(Written request)
Transcribe every line from the top down to the line with "import seaborn as sns", both ends included, but not the pictures.

§ §

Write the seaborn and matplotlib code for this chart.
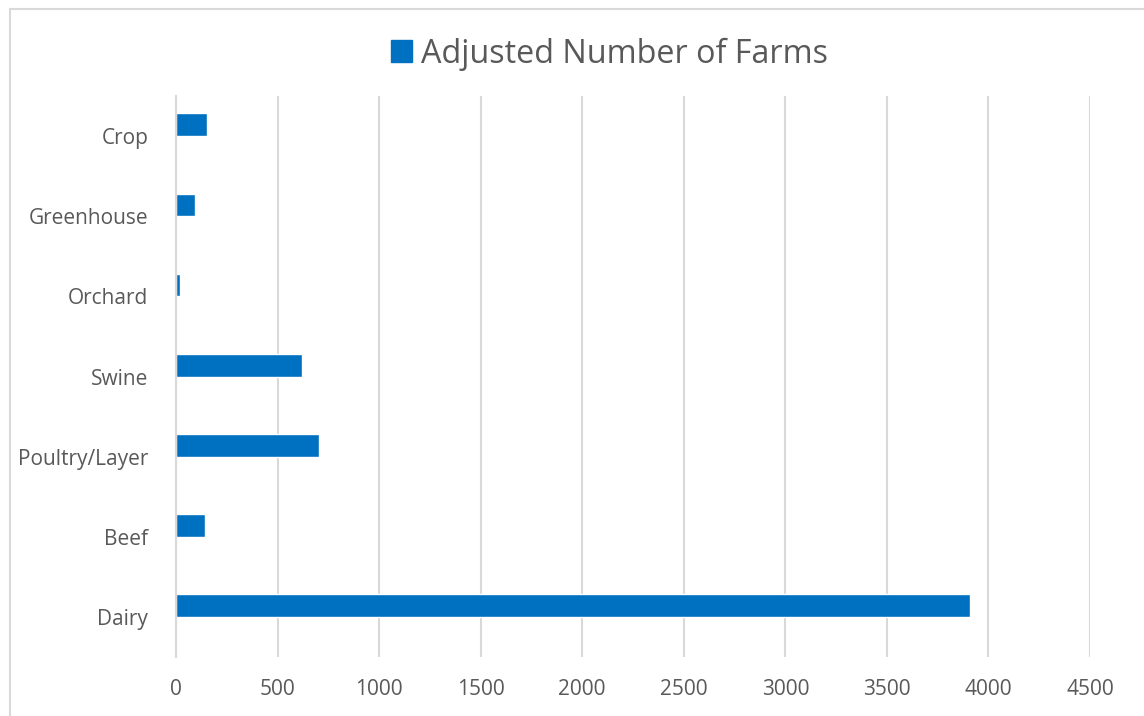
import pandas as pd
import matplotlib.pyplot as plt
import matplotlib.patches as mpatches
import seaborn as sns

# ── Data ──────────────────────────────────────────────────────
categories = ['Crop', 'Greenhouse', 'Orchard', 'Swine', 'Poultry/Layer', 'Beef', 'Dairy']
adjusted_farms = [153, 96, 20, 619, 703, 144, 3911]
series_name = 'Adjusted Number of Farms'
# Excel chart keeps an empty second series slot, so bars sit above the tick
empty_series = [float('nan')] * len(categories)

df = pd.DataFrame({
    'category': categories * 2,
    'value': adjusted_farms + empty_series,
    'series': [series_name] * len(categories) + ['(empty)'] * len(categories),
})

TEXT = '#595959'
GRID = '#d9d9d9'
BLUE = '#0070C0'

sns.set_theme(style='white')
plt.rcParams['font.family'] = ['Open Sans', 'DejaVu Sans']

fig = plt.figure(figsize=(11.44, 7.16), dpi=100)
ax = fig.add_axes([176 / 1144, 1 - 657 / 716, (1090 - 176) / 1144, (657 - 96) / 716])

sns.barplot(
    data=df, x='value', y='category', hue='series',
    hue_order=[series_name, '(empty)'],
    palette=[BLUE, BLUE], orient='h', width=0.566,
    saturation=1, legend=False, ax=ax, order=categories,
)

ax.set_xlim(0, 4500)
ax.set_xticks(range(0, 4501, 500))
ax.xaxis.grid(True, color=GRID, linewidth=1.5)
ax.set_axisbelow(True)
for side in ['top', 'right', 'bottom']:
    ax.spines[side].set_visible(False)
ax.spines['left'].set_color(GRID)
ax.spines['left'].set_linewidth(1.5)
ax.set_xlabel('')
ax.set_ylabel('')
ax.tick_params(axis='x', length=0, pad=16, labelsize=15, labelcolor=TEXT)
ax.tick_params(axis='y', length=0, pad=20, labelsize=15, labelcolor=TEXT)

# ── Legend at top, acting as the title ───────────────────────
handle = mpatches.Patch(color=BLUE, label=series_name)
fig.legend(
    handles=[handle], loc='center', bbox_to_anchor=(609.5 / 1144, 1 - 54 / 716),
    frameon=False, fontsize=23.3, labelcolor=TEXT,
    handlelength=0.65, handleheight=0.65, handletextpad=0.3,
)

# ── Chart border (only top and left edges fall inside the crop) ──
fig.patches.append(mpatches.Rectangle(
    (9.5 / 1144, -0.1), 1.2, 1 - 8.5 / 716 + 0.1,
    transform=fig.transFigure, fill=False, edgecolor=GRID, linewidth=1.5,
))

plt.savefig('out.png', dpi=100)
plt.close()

§ §

(Full output)
Write the seaborn and matplotlib code for this chart.
import pandas as pd
import matplotlib.pyplot as plt
import matplotlib.patches as mpatches
import seaborn as sns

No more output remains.